She was born Cora Jean Smith on Dec. 20, 1942, in Lufkin, Texas. She met her best friend and childhood sweetheart, Theodore Howard, at school. Their relationship blossomed from awkward hellos in the hallways to walking home with together almost every day.
She and Theodore were young when they got married at a baptist church in town. It was two years after Cora graduated high school, in 1963. As they built their lives together, eventually moving to Seattle's Central Area, they had 7 children and 17 grandchildren.
She fell in love with teaching mid-career, switching her major after volunteering with some students through a Seattle University program. She taught in Seattle schools for 23 years, and was often the last to leave the building at Emerson Elementary, the last place she worked.
Her strength was working with students who were struggling. She went the extra mile for them, driving them home when their parents had late shifts. She made sure her children, three of whom became Seattle teachers/principals, showed the same empathy to others.
"‘Honey, you can only control the 6 hours that child is with you in the classroom," she told her daughter, Shari, who'd just become a teacher. "Sometimes a child has been hurt, and abused, and you’re the only consistent routine that they have. Show them as much love as you can."
Shari said her mom once pulled the car over to advise a stranger who was yelling and yanking at her son in a park. As Shari watched in disbelief from the passenger seat, the mother — who was initially affronted at the intervention— later hugged Mrs. Howard.
After they retired, Cora and Theodore babysat their grandkids and pushed their kids to travel places they never got to see.

Thanksgiving and Christmas was always a huge event at their home. They had to ask their kids to start making the food a few yrs ago because it got tiring.
On March 17, Theodore noticed Cora was dragging herself around the house and struggling to breathe. He called a nurse, who told him to dial 9-1-1.

"You're gonna be OK," he remembers telling her. "I'm going to follow you in the ambulance."

That was last time he saw her.
Her condition continued to deteriorate until April 3. The doctors tried many things — including Hydroxychloroquine, the antimalaria drug that Trump touted as a treatment for the virus despite its unproven results and even potentially dangerous effects for some patients.
Only 12 people were allowed at the funeral service. Their kids, Theodore, and the pastor at the church Cora attended regularly.

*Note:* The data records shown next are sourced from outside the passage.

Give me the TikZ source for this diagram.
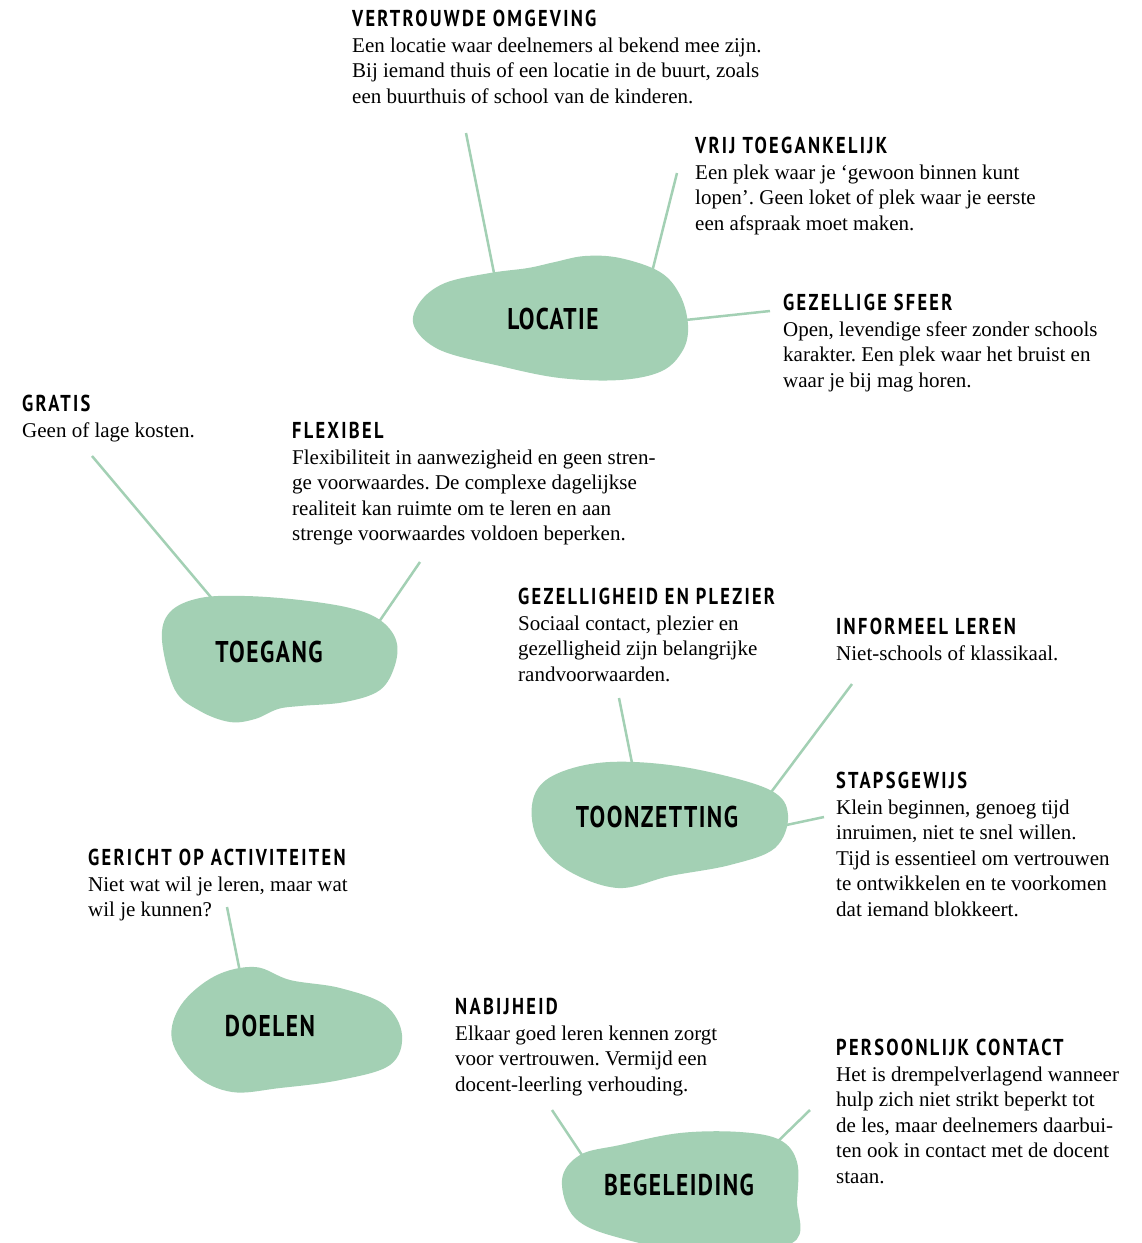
\documentclass[tikz,border=0pt]{standalone}
\usepackage{fontspec}
\setmainfont{Liberation Serif}
\newfontfamily\headfont{PT Sans}[FakeStretch=0.8, LetterSpace=10]
\newfontfamily\blobfont{PT Sans}[FakeStretch=0.78, LetterSpace=5]
\definecolor{blobgreen}{HTML}{A3D0B4}
\newcommand\hd[1]{{\headfont\bfseries\fontsize{23}{25.5}\selectfont #1}}
\tikzset{
  block/.style={anchor=north west, inner sep=0pt, align=left, font=\fontsize{21}{25.5}\selectfont},
  conn/.style={draw=blobgreen, line width=2.5pt},
  blob/.style={fill=blobgreen},
  bloblabel/.style={inner sep=0pt, font=\blobfont\bfseries\fontsize{30}{32}\selectfont}
}
\frenchspacing
\begin{document}
\begin{tikzpicture}[x=1pt,y=-1pt]
\useasboundingbox (0,0) rectangle (1142,1243);
\fill[white] (0,0) rectangle (1142,1243);

% connector end points
\coordinate (vo1) at (466,133); \coordinate (vo2) at (496,283);
\coordinate (vt1) at (677,173); \coordinate (vt2) at (650,280);
\coordinate (gs1) at (770,311); \coordinate (gs2) at (676,321);
\coordinate (gr1) at (92,456);  \coordinate (gr2) at (220,608);
\coordinate (fl1) at (420,562); \coordinate (fl2) at (372,632);
\coordinate (gp1) at (619,698); \coordinate (gp2) at (634,773);
\coordinate (il1) at (852,684); \coordinate (il2) at (766,799);
\coordinate (sg1) at (824,817); \coordinate (sg2) at (777,827);
\coordinate (ga1) at (227,907); \coordinate (ga2) at (241,977);
\coordinate (nb1) at (552,1110); \coordinate (nb2) at (588,1164);
\coordinate (pc1) at (810,1110); \coordinate (pc2) at (770,1149);

\foreach \a in {vo,vt,gs,gr,fl,gp,il,sg,ga,nb,pc}{\draw[conn] (\a1) -- (\a2);}

% blobs
\fill[blob] plot[smooth cycle, tension=0.6] coordinates {(414,326) (440,350) (500,366) (560,378) (620,380) (662,371) (683,350) (688,325) (680,295) (660,272) (620,258) (585,256) (555,262) (528,268) (490,273) (445,283) (420,302)};
\fill[blob] plot[smooth cycle, tension=0.6] coordinates {(162,640) (170,612) (200,598) (245,596) (300,600) (350,608) (380,620) (396,640) (395,665) (380,690) (345,702) (300,706) (278,709) (255,719) (230,722) (200,711) (175,690)};
\fill[blob] plot[smooth cycle, tension=0.6] coordinates {(532,805) (546,780) (585,765) (635,762) (700,770) (770,790) (788,815) (775,848) (730,865) (670,876) (618,888) (567,870) (538,840)};
\fill[blob] plot[smooth cycle, tension=0.6] coordinates {(172,1040) (181,1005) (215,976) (255,967) (290,980) (340,988) (385,1005) (402,1035) (390,1065) (340,1080) (280,1088) (232,1092) (195,1075)};
\fill[blob] plot[smooth cycle, tension=0.6] coordinates {(562,1180) (580,1155) (620,1145) (680,1133) (740,1132) (780,1140) (797,1162) (797,1200) (792,1243) (700,1252) (620,1238) (575,1218)};

\node[bloblabel] (locatie) at (553,319) {LOCATIE};
\node[bloblabel] (toegang) at (269,652) {TOEGANG};
\node[bloblabel] (toonzetting) at (657,817) {TOONZETTING};
\node[bloblabel] (doelen) at (270,1026) {DOELEN};
\node[bloblabel] (begeleiding) at (679,1185) {BEGELEIDING};

% text blocks
\node[block] (vertrouwd) at (352,10) {\hd{VERTROUWDE OMGEVING}\\
Een locatie waar deelnemers al bekend mee zijn.\\
Bij iemand thuis of een locatie in de buurt, zoals\\
een buurthuis of school van de kinderen.};
\node[block] (vrij) at (695,137) {\hd{VRIJ TOEGANKELIJK}\\
Een plek waar je ‘gewoon binnen kunt\\
lopen’. Geen loket of plek waar je eerste\\
een afspraak moet maken.};
\node[block] (sfeer) at (783,294) {\hd{GEZELLIGE SFEER}\\
Open, levendige sfeer zonder schools\\
karakter. Een plek waar het bruist en\\
waar je bij mag horen.};
\node[block] (gratis) at (22,395) {\hd{GRATIS}\\
Geen of lage kosten.};
\node[block] (flexibel) at (292,422) {\hd{FLEXIBEL}\\
Flexibiliteit in aanwezigheid en geen stren-\\
ge voorwaardes. De complexe dagelijkse\\
realiteit kan ruimte om te leren en aan\\
strenge voorwaardes voldoen beperken.};
\node[block] (plezier) at (518,588) {\hd{GEZELLIGHEID EN PLEZIER}\\
Sociaal contact, plezier en\\
gezelligheid zijn belangrijke\\
randvoorwaarden.};
\node[block] (informeel) at (836,618) {\hd{INFORMEEL LEREN}\\
Niet-schools of klassikaal.};
\node[block] (stapsgewijs) at (836,772) {\hd{STAPSGEWIJS}\\
Klein beginnen, genoeg tijd\\
inruimen, niet te snel willen.\\
Tijd is essentieel om vertrouwen\\
te ontwikkelen en te voorkomen\\
dat iemand blokkeert.};
\node[block] (gericht) at (88,849) {\hd{GERICHT OP ACTIVITEITEN}\\
Niet wat wil je leren, maar wat\\
wil je kunnen?};
\node[block] (nabijheid) at (455,998) {\hd{NABIJHEID}\\
Elkaar goed leren kennen zorgt\\
voor vertrouwen. Vermijd een\\
docent-leerling verhouding.};
\node[block] (persoonlijk) at (836,1039) {\hd{PERSOONLIJK CONTACT}\\
Het is drempelverlagend wanneer\\
hulp zich niet strikt beperkt tot\\
de les, maar deelnemers daarbui-\\
ten ook in contact met de docent\\
staan.};
\end{tikzpicture}
\end{document}
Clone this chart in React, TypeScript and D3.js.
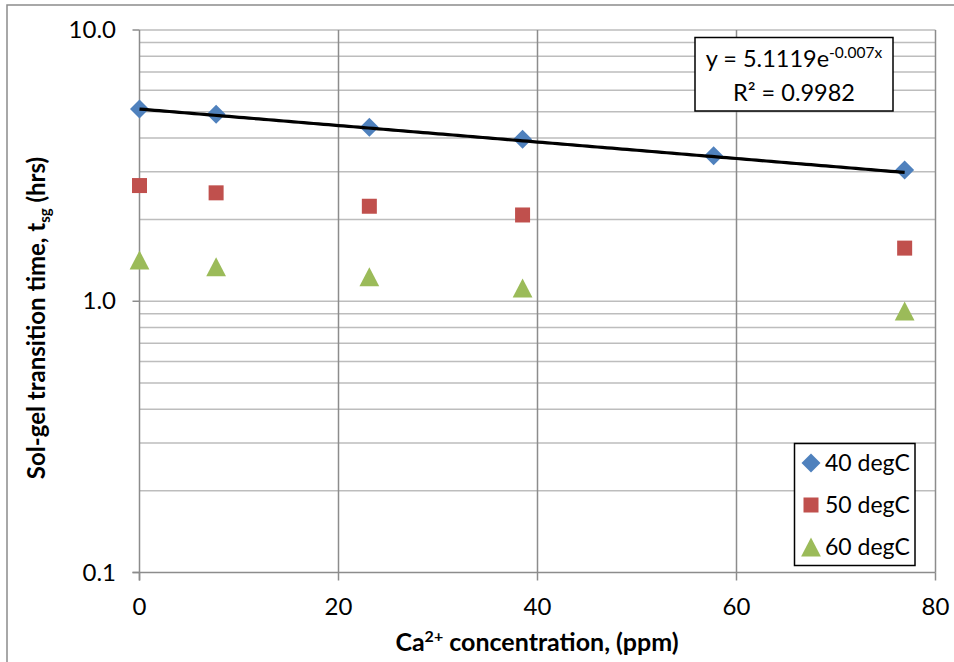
import React from "react";
import * as d3 from "d3";

// Calcium concentration (ppm) for each sample
const caPpm = [0, 7.7, 23.1, 38.5, 57.7, 76.9];
// Sol-gel transition time (hrs) by temperature
const t40 = [5.11, 4.89, 4.38, 3.96, 3.44, 3.05];
const t50 = [2.67, 2.51, 2.24, 2.08, null, 1.57];
const t60 = [1.42, 1.34, 1.23, 1.12, null, 0.92];
const seriesNames = ["40 degC", "50 degC", "60 degC"];
const seriesColors = ["#4f81bd", "#c0504d", "#9bbb59"];
const xTicks = [0, 20, 40, 60, 80];
const yTicks = [0.1, 1, 10];
// Exponential fit for the 40 degC series
const fitA = 5.1119;
const fitB = -0.007;

const W = 954;
const H = 662;
const FONT = "Lato, 'Open Sans', sans-serif";

export default function App() {
  const x = d3.scaleLinear().domain([0, 80]).range([139.5, 935.5]);
  const y = d3.scaleLog().domain([0.1, 10]).range([572.5, 30]);

  const minor: number[] = [];
  for (const dec of [0.1, 1]) {
    for (let k = 2; k <= 10; k++) minor.push(dec * k);
  }

  const fitXs = d3.range(0, 76.9 + 0.001, 0.5).concat([76.9]);
  const fitLine = d3
    .line<number>()
    .x((d) => x(d))
    .y((d) => y(fitA * Math.exp(fitB * d)))(fitXs);

  const diamond = (cx: number, cy: number, r: number) =>
    `M${cx},${cy - r}L${cx + r},${cy}L${cx},${cy + r}L${cx - r},${cy}Z`;
  const triangle = (cx: number, cy: number, s: number) =>
    `M${cx},${cy - s * 0.5}L${cx + s * 0.52},${cy + s * 0.5}L${cx - s * 0.52},${cy + s * 0.5}Z`;

  const drawMarker = (si: number, cx: number, cy: number, key: string) => {
    if (si === 0)
      return <path key={key} d={diamond(cx, cy, 9.5)} fill={seriesColors[0]} />;
    if (si === 1)
      return (
        <rect key={key} x={cx - 7.5} y={cy - 7.5} width={15} height={15} fill={seriesColors[1]} />
      );
    return <path key={key} d={triangle(cx, cy, 19)} fill={seriesColors[2]} />;
  };

  const allSeries = [t40, t50, t60];

  return (
    <svg
      width={W}
      height={H}
      style={{ position: "absolute", left: 0, top: 0, background: "#fff" }}
      fontFamily={FONT}
    >
      <rect x={0} y={0} width={W} height={H} fill="#fff" />
      {/* chart frame */}
      <rect x={7} y={5} width={1000} height={1000} fill="none" stroke="#8c8c8c" strokeWidth={1.5} />

      {/* horizontal gridlines */}
      {minor.map((v) => (
        <line
          key={"h" + v}
          x1={x(0)}
          x2={x(80)}
          y1={y(v)}
          y2={y(v)}
          stroke="#bdbdbd"
          strokeWidth={1.5}
        />
      ))}
      {/* vertical gridlines */}
      {xTicks.slice(1).map((v) => (
        <line
          key={"v" + v}
          x1={x(v)}
          x2={x(v)}
          y1={y(10)}
          y2={y(0.1)}
          stroke="#8c8c8c"
          strokeWidth={1.5}
        />
      ))}

      {/* axes */}
      <line x1={x(0)} x2={x(0)} y1={y(10)} y2={y(0.1) + 8} stroke="#8c8c8c" strokeWidth={1.5} />
      <line x1={x(0) - 7} x2={x(80)} y1={y(0.1)} y2={y(0.1)} stroke="#8c8c8c" strokeWidth={1.5} />
      {yTicks.map((v) => (
        <g key={"yt" + v}>
          <line x1={x(0) - 7} x2={x(0)} y1={y(v)} y2={y(v)} stroke="#8c8c8c" strokeWidth={1.5} />
          <text x={116} y={y(v) + 8} textAnchor="end" fontSize={24} fill="#000">
            {v.toFixed(1)}
          </text>
        </g>
      ))}
      {xTicks.map((v) => (
        <g key={"xt" + v}>
          <line x1={x(v)} x2={x(v)} y1={y(0.1)} y2={y(0.1) + 8} stroke="#8c8c8c" strokeWidth={1.5} />
          <text x={x(v)} y={615} textAnchor="middle" fontSize={24} fill="#000">
            {v}
          </text>
        </g>
      ))}

      {/* data points */}
      {allSeries.map((vals, si) =>
        vals.map((v, i) =>
          v == null ? null : drawMarker(si, x(caPpm[i]), y(v), `m${si}-${i}`)
        )
      )}

      {/* trendline */}
      <path d={fitLine || ""} fill="none" stroke="#000" strokeWidth={3.2} />

      {/* equation label */}
      <rect x={695} y={37.5} width={198} height={73.5} fill="#fff" stroke="#000" strokeWidth={1.5} />
      <text x={794} y={67} textAnchor="middle" fontSize={23.5} fill="#000">
        y = 5.1119e
        <tspan fontSize={15.5} dy={-9}>-0.007x</tspan>
      </text>
      <text x={794} y={101} textAnchor="middle" fontSize={23.5} fill="#000">
        R² = 0.9982
      </text>

      {/* legend */}
      <rect x={794.5} y={443.5} width={120.5} height={122} fill="#fff" stroke="#000" strokeWidth={1.5} />
      {seriesNames.map((name, si) => {
        const cy = 463 + si * 42;
        return (
          <g key={name}>
            {drawMarker(si, 811, cy, "lg" + si)}
            <text x={825} y={cy + 8} fontSize={23} fill="#000">
              {name}
            </text>
          </g>
        );
      })}

      {/* axis titles */}
      <text x={537} y={651} textAnchor="middle" fontSize={25} fontWeight="bold" fill="#000">
        Ca
        <tspan fontSize={16} dy={-9}>2+</tspan>
        <tspan dy={9}> concentration, (ppm)</tspan>
      </text>
      <text
        transform="translate(45,318) rotate(-90)"
        textAnchor="middle"
        fontSize={24}
        fontWeight="bold"
        fill="#000"
      >
        Sol-gel transition time, t
        <tspan fontSize={15} dy={5}>sg</tspan>
        <tspan dy={-5}> (hrs)</tspan>
      </text>
    </svg>
  );
}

They sat far away from each other, wearing masks and sobbing. The pastor had to yell at the top of his lungs for the small, scattered audience.
“He spoke about her love of teaching, and love of families, and love of kids," said her son, Ted, principal @ Garfield High. "He said, ‘When God comes back, he wants you to know you were loved, and your mom was loved.' That’s not a small feat, he told us — to express love.”
Theodore has the virus now too. He mourns his wife of 56 years and battles the illness.

"I've been isolated, eating by myself, trying hard to breathe, and memorizing all the good things we had together," he told me.
This was the hardest story I had to write since the beginning of this pandemic. I broke down quietly multiple times during the interviews, & several times after. But that pain is nothing compared to what her family, and so many others, have had to endure in solitude.